**Given exercise**
From the entries below, please gather each line containing the string "this".

**Data to use**
☆ ☆ ☆ ☆ ☆

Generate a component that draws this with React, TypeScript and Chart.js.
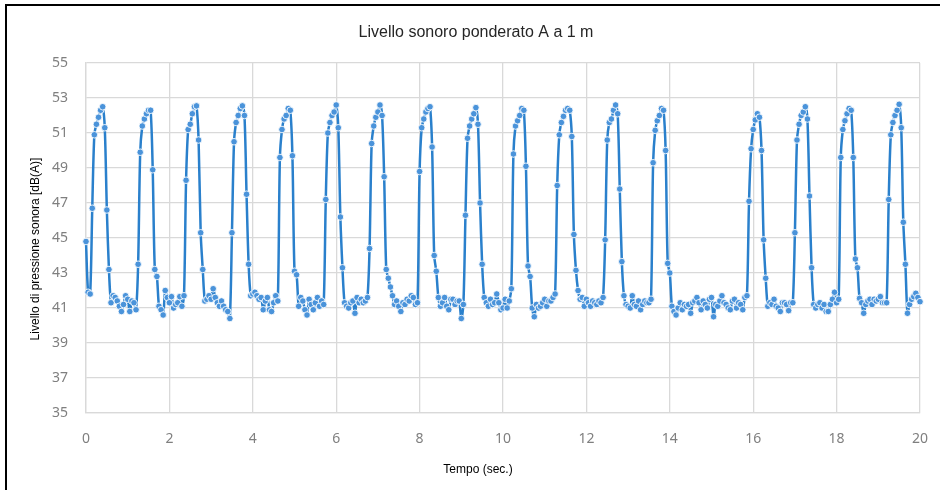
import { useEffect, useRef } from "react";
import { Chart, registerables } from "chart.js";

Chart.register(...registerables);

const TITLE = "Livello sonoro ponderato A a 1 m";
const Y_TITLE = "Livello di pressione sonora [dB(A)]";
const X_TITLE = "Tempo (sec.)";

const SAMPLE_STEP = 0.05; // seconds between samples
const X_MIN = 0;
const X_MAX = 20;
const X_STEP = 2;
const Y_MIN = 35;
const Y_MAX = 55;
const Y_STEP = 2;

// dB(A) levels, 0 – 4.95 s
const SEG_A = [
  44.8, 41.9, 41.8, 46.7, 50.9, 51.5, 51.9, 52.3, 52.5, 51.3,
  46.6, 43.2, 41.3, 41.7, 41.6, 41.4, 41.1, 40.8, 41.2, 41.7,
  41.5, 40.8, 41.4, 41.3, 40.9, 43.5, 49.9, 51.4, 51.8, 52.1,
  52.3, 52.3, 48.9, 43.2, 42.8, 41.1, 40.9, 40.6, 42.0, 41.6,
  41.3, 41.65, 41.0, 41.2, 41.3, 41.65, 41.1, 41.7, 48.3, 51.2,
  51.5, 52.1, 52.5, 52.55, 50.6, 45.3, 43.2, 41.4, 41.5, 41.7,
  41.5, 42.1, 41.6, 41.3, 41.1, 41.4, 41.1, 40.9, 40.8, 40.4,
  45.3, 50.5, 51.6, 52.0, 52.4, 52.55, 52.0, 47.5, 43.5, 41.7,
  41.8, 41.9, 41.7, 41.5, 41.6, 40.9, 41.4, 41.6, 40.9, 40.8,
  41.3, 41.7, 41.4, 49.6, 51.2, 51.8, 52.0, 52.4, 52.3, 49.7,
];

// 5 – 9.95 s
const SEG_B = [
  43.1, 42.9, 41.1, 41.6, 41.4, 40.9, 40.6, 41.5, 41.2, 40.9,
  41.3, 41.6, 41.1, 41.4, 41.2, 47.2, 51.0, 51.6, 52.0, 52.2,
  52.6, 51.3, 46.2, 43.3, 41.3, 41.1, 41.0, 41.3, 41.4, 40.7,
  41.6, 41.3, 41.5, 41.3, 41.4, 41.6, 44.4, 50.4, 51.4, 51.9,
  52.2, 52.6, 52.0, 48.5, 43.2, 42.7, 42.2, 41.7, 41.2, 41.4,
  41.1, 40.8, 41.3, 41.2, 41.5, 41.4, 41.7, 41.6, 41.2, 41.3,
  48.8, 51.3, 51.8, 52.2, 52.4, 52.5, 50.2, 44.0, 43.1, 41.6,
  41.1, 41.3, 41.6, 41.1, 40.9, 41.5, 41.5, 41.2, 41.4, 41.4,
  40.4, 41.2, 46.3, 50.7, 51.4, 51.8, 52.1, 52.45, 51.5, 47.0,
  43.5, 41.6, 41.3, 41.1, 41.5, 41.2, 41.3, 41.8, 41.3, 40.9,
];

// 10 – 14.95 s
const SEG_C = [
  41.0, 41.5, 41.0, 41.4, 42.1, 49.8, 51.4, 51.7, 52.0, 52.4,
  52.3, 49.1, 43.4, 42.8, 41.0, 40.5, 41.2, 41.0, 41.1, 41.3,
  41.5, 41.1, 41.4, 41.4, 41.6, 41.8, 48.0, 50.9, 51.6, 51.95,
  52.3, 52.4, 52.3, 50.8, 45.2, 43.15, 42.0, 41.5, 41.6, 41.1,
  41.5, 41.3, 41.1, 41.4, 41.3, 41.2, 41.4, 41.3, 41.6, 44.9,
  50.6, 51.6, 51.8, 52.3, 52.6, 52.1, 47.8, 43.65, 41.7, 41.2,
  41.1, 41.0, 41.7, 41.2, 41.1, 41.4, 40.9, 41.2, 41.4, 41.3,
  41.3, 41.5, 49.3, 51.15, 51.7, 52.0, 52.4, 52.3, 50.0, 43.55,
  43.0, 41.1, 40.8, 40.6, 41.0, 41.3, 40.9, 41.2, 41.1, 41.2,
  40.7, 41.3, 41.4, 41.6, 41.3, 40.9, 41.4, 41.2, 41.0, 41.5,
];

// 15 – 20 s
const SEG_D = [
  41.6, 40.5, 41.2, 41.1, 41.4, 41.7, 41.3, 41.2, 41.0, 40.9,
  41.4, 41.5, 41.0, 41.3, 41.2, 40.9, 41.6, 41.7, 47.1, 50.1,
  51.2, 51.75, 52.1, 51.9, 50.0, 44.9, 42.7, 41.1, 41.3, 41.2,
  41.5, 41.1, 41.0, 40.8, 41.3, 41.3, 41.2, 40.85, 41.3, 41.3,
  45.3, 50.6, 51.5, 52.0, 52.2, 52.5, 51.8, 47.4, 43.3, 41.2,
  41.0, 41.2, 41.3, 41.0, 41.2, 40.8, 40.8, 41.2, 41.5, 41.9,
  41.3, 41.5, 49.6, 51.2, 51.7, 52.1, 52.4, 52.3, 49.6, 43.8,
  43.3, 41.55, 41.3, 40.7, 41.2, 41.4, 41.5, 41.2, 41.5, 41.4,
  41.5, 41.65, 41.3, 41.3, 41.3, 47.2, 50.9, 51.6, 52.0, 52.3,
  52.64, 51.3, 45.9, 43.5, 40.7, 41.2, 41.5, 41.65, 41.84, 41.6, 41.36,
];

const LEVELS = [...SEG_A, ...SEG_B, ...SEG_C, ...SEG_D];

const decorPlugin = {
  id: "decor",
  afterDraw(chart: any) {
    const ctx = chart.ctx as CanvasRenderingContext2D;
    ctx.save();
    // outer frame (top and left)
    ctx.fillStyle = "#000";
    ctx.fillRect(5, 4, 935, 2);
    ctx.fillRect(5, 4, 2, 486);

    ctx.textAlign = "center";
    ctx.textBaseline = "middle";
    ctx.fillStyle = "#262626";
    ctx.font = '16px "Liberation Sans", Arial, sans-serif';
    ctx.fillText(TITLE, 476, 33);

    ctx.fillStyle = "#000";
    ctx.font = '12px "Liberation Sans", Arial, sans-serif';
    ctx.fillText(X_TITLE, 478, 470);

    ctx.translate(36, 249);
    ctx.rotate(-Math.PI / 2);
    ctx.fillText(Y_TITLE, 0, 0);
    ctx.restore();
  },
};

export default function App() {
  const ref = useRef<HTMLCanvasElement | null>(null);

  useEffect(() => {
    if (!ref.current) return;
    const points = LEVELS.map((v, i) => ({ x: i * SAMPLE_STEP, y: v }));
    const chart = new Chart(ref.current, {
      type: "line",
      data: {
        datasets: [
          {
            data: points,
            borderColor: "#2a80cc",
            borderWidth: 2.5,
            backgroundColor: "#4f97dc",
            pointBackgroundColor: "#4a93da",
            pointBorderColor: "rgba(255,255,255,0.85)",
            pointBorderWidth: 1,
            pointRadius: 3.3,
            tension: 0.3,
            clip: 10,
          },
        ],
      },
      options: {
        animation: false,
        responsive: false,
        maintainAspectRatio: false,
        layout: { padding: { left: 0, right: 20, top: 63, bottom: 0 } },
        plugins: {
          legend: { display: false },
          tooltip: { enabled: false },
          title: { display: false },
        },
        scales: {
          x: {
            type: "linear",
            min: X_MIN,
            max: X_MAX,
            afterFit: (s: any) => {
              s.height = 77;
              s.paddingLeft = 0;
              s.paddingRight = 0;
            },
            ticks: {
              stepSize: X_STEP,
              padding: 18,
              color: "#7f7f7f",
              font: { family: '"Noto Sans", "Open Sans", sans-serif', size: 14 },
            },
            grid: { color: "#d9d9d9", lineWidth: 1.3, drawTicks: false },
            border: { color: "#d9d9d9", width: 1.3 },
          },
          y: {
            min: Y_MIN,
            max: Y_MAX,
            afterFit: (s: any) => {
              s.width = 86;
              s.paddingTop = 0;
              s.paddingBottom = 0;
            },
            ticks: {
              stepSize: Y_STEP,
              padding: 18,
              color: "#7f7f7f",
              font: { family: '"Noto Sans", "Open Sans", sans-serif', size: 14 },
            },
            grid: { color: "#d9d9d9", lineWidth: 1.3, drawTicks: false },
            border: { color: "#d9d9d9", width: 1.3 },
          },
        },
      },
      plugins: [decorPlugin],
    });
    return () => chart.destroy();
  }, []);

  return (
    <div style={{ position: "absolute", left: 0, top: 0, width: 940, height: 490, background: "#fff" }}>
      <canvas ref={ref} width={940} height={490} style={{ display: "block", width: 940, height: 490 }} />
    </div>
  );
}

☆ ☆ ☆ ☆ ☆

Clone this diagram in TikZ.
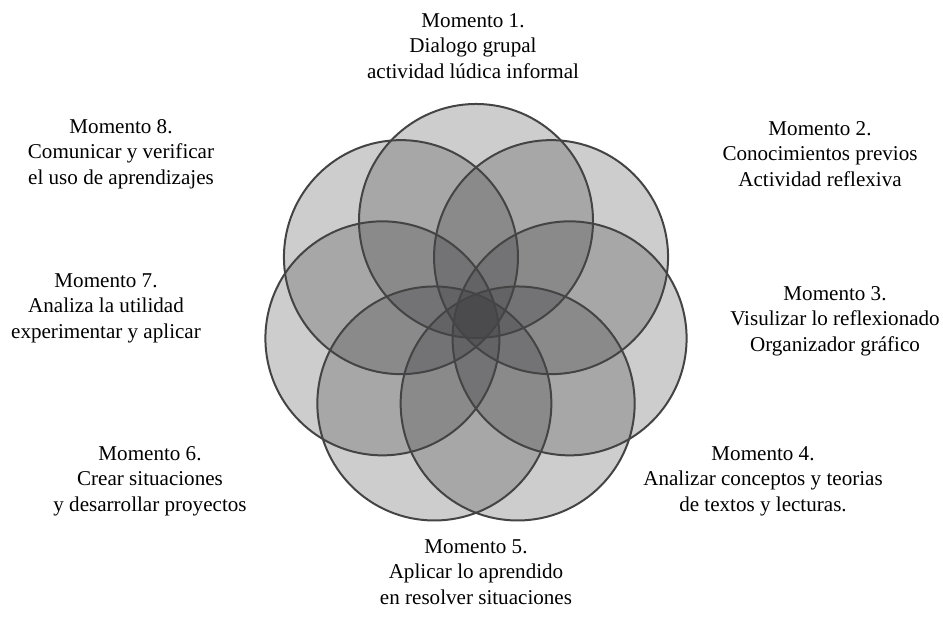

☆ ☆ ☆ ☆ ☆

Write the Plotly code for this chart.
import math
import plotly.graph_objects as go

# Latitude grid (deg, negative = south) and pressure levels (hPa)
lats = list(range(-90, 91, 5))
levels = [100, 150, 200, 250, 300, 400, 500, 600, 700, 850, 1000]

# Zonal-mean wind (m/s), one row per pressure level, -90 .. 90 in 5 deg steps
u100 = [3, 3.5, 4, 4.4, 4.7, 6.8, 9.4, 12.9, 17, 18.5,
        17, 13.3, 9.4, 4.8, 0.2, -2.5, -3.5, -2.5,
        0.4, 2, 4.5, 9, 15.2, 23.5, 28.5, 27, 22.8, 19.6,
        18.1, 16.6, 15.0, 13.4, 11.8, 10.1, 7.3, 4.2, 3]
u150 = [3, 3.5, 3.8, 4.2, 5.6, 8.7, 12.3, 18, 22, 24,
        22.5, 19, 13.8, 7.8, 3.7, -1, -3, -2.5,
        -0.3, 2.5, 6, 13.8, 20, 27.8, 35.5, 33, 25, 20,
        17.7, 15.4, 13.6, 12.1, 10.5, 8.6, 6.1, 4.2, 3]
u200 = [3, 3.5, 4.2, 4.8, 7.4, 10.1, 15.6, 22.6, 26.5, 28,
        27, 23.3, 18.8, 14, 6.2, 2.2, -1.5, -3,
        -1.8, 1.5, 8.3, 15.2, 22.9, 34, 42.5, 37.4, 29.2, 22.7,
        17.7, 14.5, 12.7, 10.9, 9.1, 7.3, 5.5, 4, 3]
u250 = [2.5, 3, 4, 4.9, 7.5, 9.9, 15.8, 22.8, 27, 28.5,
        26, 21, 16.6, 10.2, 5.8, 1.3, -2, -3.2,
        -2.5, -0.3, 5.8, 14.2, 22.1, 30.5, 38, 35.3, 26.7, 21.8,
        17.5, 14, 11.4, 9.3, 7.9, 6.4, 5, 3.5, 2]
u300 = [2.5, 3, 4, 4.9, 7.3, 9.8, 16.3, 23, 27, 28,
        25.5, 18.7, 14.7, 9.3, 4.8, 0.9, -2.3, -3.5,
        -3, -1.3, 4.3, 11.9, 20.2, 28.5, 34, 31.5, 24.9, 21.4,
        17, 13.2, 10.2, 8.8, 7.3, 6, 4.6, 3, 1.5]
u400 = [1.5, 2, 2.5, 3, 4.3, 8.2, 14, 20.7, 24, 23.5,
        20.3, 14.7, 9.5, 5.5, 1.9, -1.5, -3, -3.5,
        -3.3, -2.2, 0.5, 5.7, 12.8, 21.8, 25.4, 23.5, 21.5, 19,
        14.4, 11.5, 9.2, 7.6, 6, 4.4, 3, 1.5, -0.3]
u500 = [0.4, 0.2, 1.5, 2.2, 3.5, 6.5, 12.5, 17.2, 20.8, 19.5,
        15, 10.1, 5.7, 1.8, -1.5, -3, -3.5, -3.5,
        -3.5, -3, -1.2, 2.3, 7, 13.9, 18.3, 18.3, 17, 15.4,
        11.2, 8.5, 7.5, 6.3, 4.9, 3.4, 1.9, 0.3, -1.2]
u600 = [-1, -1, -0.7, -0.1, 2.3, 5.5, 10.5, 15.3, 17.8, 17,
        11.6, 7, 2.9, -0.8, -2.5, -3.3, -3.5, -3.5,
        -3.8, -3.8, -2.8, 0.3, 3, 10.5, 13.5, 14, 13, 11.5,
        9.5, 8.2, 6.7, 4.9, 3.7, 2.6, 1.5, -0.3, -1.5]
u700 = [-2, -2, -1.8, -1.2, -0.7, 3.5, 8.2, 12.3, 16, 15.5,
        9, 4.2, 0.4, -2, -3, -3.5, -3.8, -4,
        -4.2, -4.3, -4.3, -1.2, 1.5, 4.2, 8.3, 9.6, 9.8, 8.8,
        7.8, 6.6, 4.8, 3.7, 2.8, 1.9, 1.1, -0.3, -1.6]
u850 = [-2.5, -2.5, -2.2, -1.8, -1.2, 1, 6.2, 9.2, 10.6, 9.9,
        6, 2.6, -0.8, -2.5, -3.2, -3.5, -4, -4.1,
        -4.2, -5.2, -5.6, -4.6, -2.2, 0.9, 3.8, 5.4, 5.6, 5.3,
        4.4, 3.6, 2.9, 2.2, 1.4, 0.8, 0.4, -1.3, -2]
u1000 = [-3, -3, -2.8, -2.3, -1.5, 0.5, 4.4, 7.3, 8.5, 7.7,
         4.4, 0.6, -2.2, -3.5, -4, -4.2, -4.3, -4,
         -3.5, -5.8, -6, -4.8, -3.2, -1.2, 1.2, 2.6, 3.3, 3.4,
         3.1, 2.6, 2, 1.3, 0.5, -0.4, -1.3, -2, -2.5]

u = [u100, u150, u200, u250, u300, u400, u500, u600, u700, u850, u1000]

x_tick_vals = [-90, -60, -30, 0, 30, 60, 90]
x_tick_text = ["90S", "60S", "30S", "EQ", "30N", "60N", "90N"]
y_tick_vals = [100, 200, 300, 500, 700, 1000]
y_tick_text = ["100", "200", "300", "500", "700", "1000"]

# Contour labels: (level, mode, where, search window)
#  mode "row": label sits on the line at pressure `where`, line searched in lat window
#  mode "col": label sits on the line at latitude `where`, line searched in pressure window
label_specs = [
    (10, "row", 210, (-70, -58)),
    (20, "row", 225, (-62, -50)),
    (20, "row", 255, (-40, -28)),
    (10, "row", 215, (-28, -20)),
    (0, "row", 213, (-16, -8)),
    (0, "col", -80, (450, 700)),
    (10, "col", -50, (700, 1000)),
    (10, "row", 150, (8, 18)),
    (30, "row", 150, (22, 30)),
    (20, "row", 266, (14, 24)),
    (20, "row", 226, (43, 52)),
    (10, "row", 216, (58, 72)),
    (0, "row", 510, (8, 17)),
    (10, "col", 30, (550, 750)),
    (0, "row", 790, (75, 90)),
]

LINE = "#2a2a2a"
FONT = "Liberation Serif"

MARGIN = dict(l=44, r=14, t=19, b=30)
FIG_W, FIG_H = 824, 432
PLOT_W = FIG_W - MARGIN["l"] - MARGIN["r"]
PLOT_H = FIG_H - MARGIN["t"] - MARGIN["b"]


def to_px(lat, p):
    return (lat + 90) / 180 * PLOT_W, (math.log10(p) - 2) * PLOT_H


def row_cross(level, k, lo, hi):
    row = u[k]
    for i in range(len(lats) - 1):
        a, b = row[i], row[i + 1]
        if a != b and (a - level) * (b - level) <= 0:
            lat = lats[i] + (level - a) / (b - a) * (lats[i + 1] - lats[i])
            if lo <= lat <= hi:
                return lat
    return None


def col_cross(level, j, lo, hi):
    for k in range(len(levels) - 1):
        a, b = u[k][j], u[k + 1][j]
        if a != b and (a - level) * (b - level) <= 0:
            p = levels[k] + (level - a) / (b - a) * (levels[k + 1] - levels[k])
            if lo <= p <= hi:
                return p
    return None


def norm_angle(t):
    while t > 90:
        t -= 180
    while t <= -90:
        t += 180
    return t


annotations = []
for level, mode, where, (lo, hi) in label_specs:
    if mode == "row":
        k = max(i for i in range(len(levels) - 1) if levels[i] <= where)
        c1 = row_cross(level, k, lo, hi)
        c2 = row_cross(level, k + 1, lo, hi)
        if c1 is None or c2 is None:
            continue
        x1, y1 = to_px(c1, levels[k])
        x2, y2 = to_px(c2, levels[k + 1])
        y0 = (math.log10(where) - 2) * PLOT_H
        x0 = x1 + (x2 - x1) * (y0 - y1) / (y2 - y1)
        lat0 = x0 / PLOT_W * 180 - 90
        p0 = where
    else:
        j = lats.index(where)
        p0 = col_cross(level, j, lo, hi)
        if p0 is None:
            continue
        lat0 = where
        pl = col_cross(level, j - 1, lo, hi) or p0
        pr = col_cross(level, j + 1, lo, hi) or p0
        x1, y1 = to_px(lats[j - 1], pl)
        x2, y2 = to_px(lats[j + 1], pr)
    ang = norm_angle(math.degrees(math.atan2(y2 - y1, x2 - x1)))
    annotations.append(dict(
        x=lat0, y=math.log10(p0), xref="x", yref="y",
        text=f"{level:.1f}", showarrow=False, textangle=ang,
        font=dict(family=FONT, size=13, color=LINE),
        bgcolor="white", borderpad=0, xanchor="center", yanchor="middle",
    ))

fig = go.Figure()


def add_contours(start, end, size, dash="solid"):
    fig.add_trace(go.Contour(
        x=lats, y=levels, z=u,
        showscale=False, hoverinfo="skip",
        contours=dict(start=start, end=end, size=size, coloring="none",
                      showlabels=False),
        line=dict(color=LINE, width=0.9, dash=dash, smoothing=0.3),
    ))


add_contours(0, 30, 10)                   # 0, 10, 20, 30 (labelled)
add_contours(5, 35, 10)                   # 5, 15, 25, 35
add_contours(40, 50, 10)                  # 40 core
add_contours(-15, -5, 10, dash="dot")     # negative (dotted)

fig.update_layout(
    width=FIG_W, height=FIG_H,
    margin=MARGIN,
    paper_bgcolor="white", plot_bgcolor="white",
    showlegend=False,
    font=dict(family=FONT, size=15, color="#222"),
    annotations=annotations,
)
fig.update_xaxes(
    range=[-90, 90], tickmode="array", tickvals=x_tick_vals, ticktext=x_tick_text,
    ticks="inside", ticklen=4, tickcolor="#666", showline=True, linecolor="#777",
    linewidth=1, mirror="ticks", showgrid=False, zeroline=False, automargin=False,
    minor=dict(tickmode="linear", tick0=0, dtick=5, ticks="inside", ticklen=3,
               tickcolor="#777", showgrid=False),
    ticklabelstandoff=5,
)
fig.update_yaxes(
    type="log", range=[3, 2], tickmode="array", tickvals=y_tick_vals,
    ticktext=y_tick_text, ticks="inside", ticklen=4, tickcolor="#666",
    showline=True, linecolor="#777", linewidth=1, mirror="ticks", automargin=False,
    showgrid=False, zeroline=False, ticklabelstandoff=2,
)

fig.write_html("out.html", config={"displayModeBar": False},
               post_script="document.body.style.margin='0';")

☆ ☆ ☆ ☆ ☆

**The reply**
Generate a component that draws this with React, TypeScript and Chart.js.
Clone this diagram in TikZ.
Write the Plotly code for this chart.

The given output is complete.